TASK TO CARRY OUT:
How many lines hold the string "code"? Give only the number.

========================================

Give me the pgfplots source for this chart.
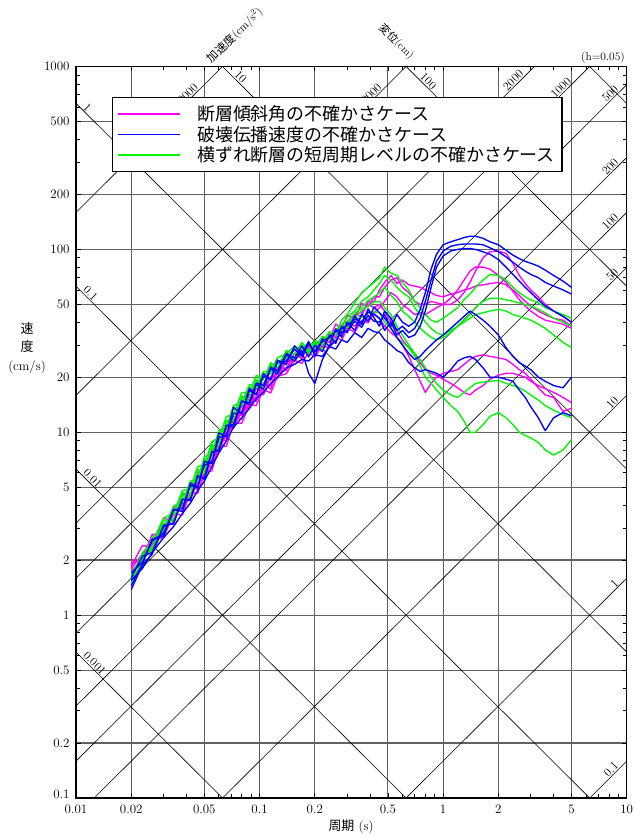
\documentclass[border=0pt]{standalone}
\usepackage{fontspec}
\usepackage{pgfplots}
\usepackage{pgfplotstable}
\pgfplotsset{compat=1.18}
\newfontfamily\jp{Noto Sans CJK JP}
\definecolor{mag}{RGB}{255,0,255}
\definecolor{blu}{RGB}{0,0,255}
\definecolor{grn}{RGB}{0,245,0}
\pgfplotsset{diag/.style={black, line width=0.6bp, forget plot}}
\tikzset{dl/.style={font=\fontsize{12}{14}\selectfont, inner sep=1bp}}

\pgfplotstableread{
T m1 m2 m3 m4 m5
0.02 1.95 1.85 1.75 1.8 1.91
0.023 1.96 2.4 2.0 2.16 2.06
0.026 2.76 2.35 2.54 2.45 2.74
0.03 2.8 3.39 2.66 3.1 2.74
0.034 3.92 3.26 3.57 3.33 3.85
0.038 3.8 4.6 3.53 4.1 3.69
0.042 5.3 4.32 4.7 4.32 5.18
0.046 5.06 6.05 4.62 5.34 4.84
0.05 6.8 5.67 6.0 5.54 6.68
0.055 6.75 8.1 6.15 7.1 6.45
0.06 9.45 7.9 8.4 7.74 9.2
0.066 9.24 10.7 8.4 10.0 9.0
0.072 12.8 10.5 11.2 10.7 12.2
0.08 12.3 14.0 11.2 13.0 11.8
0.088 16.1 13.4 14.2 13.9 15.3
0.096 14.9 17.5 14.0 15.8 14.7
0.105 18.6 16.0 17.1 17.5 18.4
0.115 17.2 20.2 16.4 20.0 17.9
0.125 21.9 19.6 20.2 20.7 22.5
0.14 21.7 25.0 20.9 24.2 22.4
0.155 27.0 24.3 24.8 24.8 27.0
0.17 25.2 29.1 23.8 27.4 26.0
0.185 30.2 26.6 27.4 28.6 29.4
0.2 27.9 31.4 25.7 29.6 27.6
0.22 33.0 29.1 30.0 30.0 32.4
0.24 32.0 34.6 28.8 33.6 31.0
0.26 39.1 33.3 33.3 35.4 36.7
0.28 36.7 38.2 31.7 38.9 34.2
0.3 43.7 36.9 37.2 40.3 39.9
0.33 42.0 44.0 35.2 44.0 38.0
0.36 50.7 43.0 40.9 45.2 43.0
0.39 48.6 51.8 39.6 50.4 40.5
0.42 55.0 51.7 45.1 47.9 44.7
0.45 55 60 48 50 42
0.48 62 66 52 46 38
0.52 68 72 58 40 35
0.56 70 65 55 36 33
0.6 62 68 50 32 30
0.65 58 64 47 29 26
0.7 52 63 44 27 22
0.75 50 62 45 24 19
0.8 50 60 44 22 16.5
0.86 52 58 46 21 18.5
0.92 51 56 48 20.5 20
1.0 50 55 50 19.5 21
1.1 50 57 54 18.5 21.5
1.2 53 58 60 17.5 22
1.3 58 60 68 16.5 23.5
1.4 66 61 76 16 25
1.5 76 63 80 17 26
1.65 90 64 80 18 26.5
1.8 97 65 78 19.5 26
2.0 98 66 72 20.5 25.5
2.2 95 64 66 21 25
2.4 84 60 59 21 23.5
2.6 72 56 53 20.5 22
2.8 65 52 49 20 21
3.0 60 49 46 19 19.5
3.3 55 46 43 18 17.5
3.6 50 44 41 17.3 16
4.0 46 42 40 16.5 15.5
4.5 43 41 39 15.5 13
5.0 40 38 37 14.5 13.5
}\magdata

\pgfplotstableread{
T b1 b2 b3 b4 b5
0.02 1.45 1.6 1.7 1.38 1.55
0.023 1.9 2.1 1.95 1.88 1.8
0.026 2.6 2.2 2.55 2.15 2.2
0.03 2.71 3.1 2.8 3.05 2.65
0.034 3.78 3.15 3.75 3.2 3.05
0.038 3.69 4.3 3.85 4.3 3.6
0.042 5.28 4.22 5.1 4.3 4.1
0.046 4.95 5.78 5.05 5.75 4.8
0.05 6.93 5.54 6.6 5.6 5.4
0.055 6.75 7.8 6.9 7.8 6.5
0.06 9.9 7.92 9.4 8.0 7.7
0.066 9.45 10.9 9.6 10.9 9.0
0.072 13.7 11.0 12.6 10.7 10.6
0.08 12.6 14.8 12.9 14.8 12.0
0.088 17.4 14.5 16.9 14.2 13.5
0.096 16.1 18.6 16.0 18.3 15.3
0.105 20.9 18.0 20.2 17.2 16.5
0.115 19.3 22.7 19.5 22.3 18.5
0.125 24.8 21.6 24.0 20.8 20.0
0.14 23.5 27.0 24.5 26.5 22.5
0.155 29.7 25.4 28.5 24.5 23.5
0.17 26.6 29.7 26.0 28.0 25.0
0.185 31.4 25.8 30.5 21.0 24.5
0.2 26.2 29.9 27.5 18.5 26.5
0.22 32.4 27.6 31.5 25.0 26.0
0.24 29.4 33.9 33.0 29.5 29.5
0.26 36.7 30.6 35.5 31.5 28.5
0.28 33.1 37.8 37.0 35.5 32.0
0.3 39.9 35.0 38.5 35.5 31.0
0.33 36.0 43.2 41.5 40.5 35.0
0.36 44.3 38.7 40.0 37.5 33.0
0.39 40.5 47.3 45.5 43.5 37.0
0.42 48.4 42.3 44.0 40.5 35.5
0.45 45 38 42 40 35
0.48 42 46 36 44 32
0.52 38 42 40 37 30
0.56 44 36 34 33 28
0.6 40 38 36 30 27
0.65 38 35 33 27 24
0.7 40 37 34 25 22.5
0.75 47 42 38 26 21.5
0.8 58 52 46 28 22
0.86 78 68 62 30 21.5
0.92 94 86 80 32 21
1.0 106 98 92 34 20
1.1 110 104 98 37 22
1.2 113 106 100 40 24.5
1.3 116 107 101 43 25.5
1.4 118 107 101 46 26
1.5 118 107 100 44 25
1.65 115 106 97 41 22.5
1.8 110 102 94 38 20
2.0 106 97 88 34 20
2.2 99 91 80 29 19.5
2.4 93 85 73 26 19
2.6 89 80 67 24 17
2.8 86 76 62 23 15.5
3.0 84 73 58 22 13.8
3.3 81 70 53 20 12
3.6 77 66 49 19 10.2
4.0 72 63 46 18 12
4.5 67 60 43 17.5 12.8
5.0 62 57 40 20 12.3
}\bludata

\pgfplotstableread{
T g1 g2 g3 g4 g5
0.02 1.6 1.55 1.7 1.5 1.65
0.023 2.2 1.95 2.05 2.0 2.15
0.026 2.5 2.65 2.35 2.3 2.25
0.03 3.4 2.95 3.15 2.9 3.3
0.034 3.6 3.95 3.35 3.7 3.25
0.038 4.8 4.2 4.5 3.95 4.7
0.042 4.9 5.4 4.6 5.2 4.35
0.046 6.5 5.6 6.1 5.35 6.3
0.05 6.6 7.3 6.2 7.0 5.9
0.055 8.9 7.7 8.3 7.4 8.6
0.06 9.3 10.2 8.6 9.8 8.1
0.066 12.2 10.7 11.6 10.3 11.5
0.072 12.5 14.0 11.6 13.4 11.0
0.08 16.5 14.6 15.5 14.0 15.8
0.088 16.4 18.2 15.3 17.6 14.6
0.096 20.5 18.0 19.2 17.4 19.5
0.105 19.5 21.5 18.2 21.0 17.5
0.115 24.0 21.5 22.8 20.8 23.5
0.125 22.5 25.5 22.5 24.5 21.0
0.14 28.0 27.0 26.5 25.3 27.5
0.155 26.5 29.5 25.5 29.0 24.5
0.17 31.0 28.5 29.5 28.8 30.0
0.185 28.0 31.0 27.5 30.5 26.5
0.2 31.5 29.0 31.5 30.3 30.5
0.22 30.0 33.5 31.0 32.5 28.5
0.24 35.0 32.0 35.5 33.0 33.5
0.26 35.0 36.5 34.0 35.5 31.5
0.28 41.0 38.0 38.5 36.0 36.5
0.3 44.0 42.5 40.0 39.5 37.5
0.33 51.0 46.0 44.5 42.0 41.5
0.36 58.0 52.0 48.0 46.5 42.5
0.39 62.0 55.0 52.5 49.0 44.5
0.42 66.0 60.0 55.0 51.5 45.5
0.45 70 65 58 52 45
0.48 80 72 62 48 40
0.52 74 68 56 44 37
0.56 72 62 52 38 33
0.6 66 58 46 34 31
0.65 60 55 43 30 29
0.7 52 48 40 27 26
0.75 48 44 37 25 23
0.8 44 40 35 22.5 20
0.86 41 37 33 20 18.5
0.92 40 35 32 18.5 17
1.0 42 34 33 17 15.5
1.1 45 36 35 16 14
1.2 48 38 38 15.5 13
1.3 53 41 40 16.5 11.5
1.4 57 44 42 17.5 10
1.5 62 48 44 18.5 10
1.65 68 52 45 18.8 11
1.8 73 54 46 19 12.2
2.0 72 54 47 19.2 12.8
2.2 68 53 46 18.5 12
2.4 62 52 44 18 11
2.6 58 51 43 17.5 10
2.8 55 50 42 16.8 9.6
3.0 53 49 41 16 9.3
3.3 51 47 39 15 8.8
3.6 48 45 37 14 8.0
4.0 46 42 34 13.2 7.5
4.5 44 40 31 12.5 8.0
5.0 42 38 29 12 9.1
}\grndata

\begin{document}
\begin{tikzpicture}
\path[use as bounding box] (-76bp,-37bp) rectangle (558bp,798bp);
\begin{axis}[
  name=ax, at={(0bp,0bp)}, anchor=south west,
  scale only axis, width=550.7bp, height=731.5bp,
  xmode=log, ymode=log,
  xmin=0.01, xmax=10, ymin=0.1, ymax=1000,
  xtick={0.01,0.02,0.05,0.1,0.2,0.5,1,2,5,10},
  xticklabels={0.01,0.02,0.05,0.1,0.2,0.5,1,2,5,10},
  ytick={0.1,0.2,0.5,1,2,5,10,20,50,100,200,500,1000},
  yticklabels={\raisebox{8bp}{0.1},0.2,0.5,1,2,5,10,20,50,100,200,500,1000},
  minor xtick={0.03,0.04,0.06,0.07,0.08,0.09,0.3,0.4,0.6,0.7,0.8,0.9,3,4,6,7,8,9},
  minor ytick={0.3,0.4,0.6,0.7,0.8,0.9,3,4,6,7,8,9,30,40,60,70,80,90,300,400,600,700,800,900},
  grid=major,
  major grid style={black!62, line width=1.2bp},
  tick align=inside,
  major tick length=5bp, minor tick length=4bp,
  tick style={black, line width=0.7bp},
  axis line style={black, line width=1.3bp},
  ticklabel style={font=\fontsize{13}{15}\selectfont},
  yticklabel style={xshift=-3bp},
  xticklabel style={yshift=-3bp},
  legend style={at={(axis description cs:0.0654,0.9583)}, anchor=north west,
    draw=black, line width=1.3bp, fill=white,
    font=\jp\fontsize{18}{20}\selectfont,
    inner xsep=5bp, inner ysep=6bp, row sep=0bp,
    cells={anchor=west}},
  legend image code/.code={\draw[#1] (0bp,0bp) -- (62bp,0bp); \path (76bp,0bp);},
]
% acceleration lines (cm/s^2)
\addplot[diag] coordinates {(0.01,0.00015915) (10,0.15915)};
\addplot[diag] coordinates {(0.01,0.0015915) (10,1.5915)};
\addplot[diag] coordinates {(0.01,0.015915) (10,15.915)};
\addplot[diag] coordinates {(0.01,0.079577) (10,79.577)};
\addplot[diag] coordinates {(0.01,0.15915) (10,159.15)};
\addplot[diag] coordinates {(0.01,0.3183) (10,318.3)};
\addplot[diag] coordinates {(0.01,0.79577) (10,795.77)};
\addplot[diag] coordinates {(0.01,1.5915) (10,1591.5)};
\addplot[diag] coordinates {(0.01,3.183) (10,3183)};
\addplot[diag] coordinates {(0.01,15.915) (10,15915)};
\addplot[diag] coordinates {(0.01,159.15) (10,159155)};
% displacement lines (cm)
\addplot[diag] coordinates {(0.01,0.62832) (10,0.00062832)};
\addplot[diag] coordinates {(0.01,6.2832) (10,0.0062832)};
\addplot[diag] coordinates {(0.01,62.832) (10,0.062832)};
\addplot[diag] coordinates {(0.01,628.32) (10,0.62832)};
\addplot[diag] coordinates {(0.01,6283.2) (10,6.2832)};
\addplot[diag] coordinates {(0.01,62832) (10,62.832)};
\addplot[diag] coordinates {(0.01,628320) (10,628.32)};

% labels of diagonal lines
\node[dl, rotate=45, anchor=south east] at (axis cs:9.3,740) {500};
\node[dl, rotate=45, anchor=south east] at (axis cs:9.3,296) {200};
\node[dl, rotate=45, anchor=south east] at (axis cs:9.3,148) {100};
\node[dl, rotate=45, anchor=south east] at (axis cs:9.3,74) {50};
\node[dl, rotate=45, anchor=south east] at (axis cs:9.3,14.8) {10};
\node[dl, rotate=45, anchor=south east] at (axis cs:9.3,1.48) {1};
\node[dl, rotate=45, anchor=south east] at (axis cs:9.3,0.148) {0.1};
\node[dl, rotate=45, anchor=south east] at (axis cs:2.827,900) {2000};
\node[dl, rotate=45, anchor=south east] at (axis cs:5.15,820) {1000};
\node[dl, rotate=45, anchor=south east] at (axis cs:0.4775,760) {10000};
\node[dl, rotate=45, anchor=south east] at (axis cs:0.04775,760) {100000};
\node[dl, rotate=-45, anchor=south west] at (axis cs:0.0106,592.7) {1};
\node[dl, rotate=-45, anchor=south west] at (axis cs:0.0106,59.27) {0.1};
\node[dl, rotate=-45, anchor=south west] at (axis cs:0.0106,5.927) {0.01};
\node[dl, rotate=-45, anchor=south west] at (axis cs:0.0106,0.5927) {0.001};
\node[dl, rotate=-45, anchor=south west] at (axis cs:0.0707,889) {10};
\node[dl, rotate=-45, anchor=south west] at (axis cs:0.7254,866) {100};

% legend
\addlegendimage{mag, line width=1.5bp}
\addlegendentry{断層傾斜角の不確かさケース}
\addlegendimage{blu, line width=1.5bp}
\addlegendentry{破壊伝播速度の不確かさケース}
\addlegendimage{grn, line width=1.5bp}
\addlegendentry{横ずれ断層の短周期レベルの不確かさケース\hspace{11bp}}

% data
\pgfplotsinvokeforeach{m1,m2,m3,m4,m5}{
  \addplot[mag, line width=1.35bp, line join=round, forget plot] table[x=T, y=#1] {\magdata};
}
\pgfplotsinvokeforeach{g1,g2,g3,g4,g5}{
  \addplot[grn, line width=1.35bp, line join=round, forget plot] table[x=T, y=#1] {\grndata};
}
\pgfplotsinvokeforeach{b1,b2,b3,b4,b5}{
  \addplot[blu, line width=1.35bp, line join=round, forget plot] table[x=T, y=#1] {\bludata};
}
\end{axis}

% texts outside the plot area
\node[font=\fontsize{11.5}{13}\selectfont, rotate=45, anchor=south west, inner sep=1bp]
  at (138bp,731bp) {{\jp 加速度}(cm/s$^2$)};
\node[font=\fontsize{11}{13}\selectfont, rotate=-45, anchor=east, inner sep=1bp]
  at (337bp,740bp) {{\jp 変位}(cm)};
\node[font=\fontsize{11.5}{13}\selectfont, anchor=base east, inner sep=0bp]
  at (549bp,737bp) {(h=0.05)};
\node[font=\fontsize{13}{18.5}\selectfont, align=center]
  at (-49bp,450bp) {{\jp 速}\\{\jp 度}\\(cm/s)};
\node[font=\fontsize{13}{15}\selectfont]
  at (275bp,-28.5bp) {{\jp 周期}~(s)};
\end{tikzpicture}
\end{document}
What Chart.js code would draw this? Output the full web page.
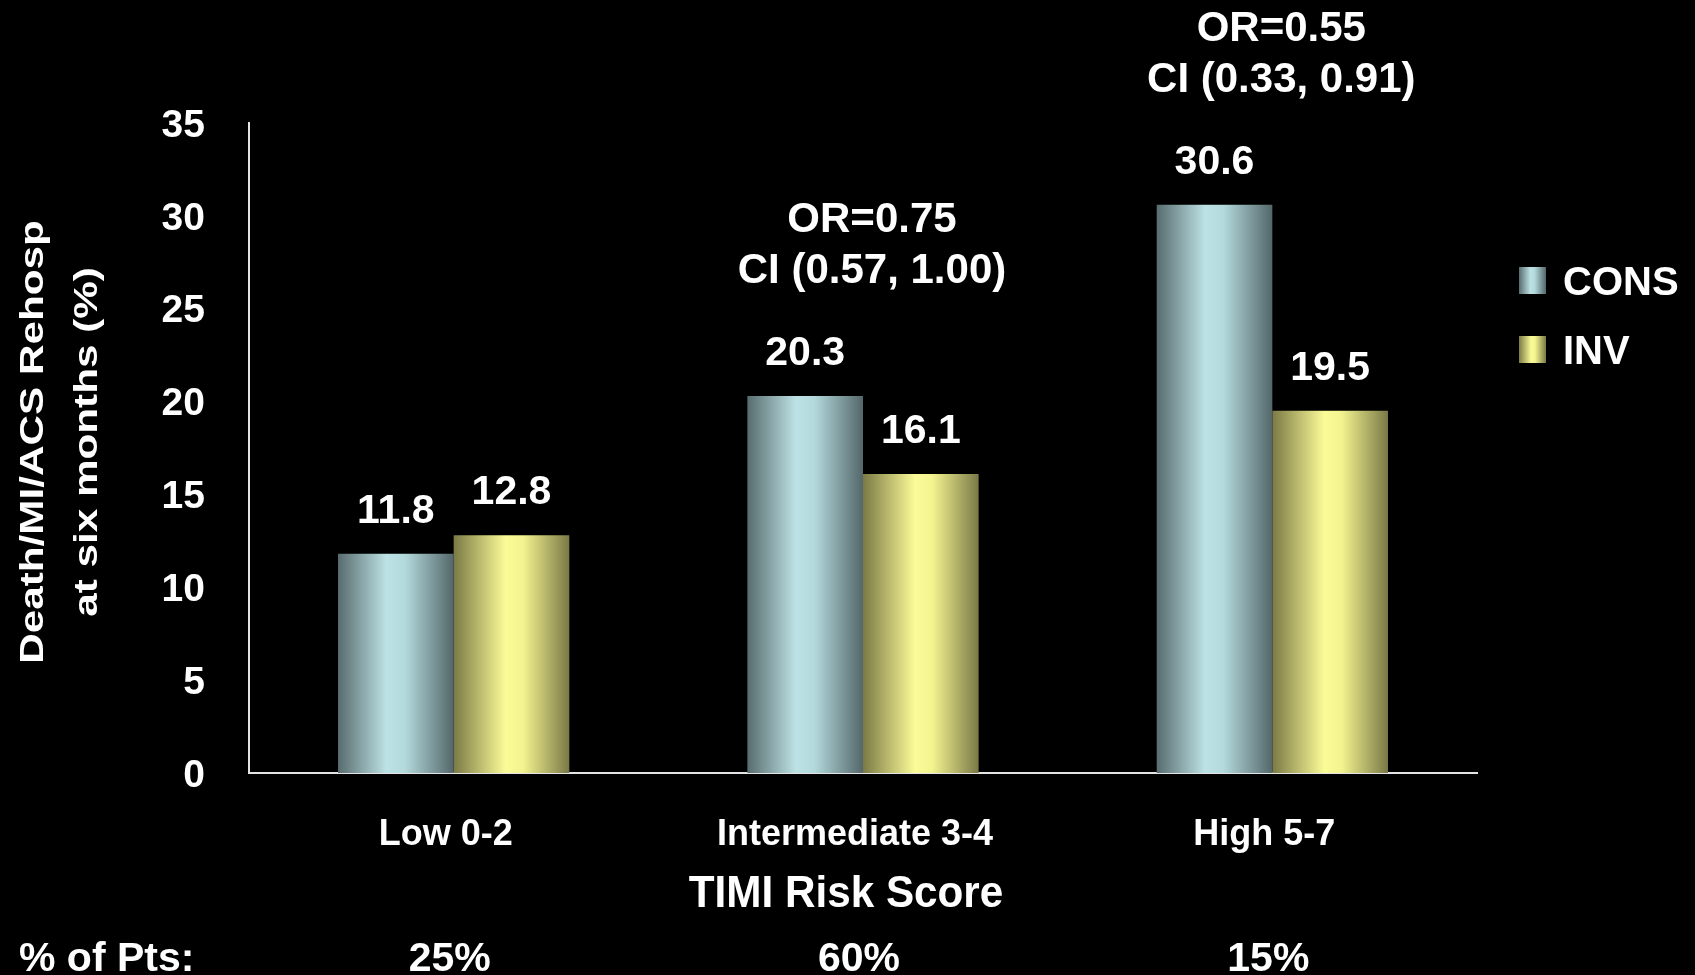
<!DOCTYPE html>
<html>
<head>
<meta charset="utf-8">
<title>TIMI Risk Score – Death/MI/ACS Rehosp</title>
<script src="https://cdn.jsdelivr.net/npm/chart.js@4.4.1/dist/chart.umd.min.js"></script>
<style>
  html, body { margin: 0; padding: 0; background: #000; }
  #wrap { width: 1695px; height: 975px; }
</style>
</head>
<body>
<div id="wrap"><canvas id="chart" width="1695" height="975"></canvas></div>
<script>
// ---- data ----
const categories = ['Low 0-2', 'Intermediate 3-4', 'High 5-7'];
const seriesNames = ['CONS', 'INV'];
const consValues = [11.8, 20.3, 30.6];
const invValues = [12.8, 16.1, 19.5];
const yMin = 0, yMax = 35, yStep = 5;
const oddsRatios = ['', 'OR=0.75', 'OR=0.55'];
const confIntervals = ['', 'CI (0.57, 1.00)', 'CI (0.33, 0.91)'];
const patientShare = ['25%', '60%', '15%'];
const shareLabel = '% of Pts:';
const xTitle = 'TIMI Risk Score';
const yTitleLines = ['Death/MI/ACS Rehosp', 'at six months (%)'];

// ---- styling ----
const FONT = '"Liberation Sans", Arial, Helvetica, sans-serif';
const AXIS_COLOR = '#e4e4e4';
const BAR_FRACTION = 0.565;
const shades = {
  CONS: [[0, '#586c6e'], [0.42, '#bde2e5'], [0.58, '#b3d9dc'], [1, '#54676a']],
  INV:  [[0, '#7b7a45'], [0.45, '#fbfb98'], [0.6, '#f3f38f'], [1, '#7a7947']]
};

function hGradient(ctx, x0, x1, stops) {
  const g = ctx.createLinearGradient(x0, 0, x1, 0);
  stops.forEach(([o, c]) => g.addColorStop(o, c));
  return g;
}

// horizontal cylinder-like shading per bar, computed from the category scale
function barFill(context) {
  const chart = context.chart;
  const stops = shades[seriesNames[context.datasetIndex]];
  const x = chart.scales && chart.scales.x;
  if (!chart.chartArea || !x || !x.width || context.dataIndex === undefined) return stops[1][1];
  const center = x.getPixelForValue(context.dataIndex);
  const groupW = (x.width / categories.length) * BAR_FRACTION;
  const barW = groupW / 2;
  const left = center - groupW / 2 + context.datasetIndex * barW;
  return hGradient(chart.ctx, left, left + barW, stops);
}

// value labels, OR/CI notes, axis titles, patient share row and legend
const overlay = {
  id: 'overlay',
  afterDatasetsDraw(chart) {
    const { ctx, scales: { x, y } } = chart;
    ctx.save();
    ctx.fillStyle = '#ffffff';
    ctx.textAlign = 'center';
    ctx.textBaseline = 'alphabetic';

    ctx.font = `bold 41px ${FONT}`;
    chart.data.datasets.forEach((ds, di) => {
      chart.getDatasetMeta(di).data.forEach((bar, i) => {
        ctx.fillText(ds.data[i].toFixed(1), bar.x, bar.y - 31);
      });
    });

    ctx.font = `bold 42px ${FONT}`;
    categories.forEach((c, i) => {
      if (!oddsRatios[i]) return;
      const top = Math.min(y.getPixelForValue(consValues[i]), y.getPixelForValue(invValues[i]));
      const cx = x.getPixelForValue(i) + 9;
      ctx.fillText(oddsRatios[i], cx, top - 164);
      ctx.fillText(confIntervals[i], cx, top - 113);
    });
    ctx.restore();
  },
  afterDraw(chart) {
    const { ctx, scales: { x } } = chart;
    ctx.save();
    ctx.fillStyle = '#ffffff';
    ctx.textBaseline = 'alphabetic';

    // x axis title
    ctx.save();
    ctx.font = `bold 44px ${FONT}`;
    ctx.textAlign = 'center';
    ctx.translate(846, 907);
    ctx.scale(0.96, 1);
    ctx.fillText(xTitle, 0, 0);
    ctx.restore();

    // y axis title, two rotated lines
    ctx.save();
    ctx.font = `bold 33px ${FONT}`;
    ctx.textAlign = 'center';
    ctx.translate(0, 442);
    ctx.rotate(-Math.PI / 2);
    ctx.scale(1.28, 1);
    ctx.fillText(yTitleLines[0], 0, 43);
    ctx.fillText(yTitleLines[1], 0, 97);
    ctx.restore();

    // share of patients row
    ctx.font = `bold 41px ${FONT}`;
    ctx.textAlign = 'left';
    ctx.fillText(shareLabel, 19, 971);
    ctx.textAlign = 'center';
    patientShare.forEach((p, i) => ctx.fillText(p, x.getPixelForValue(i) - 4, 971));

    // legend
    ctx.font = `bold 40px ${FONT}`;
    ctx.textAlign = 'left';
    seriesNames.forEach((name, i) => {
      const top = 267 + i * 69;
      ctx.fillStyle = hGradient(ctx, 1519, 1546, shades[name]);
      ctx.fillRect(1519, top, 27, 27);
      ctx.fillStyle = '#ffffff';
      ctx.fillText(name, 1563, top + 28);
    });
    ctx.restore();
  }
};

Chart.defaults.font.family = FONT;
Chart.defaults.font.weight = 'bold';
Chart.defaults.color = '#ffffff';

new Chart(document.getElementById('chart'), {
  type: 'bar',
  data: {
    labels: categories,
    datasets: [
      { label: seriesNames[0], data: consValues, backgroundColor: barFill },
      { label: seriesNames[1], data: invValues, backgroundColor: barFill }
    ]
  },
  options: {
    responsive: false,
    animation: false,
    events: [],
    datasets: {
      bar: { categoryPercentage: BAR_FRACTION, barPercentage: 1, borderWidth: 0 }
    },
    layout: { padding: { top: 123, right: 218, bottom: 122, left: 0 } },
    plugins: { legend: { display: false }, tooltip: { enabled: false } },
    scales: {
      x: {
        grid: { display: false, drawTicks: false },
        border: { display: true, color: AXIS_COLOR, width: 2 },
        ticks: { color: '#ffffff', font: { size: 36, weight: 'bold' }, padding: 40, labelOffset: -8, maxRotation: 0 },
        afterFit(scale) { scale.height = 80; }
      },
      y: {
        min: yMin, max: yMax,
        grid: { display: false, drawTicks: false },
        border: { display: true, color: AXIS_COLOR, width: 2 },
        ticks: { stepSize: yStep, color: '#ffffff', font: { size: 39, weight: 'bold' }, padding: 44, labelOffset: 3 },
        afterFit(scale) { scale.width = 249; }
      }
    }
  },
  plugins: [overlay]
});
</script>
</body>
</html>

========================================

RESULT:
2